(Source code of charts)
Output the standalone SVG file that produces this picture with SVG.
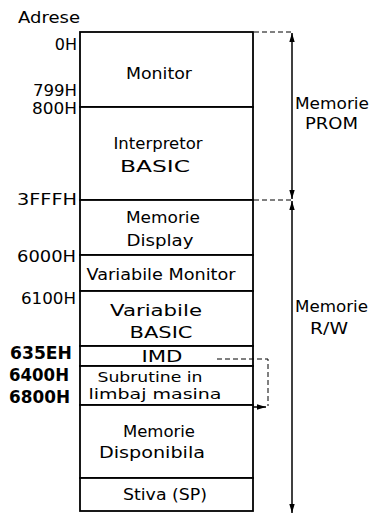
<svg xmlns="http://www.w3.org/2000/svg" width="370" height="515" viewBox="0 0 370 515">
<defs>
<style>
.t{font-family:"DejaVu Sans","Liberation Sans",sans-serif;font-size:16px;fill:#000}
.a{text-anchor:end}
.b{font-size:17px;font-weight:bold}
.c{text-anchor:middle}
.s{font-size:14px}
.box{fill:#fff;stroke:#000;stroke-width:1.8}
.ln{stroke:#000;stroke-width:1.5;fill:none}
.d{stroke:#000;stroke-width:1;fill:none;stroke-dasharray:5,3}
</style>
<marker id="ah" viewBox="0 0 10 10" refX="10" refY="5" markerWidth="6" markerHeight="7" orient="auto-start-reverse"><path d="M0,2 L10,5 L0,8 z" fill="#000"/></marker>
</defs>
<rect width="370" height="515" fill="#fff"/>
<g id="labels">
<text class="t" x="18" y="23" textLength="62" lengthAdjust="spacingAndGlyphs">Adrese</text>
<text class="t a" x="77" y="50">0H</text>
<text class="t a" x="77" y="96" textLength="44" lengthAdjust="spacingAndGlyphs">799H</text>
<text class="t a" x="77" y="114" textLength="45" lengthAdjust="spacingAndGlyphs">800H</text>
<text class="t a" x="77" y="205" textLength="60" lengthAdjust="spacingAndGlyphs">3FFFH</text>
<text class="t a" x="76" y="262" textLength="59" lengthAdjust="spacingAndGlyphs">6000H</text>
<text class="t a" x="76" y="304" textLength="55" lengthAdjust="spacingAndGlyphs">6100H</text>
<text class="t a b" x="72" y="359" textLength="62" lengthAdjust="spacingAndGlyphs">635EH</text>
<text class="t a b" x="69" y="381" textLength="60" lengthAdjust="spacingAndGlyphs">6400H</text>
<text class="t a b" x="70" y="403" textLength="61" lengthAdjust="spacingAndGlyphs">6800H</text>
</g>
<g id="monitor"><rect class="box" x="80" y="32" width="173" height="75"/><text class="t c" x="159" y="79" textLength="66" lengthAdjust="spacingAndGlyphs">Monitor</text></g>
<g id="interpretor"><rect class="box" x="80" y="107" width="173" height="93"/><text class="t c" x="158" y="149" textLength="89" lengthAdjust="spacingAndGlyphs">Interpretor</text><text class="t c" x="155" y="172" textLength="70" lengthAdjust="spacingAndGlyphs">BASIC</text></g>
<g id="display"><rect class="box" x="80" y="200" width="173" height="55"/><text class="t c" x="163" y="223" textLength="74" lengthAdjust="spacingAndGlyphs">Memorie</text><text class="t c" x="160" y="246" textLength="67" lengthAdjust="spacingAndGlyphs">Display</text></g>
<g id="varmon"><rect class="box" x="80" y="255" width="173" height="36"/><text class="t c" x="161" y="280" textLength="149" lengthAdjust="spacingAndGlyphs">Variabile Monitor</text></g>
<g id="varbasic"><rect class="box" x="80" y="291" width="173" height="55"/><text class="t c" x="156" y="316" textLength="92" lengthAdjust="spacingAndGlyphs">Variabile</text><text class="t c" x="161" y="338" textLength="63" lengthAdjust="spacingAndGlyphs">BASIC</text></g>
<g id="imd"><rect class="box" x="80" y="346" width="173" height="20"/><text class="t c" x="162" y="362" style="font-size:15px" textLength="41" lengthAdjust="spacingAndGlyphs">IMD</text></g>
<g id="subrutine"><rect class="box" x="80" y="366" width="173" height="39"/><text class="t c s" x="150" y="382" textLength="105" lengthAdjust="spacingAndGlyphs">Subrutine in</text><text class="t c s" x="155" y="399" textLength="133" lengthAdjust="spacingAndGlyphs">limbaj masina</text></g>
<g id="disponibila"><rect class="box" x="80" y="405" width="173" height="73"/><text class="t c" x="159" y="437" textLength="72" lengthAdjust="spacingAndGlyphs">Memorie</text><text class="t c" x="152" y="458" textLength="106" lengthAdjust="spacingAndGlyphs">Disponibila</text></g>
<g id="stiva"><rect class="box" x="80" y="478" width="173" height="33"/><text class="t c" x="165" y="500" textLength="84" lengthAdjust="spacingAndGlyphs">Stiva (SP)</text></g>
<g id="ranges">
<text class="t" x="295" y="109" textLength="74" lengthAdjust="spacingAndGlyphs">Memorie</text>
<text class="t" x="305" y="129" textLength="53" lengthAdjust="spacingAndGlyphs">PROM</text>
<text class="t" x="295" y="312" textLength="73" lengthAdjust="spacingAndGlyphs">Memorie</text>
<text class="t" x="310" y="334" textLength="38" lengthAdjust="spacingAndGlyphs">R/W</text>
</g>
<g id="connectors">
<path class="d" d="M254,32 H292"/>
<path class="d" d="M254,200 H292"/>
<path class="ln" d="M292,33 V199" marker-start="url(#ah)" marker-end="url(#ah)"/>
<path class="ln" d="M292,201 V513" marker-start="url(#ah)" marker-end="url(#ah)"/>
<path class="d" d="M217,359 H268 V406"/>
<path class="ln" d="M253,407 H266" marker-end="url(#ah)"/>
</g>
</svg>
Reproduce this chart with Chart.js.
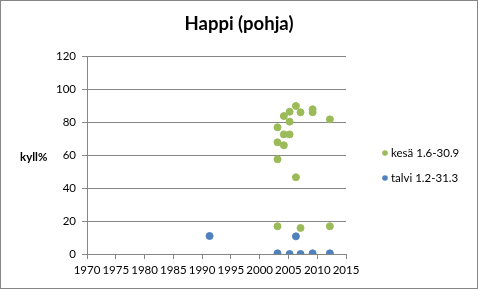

### TASK PROMPT
From the data above, copy each line that has the string "this".

### RESULT
Output the standalone SVG file that produces this picture with SVG.
Reproduce this chart with Chart.js.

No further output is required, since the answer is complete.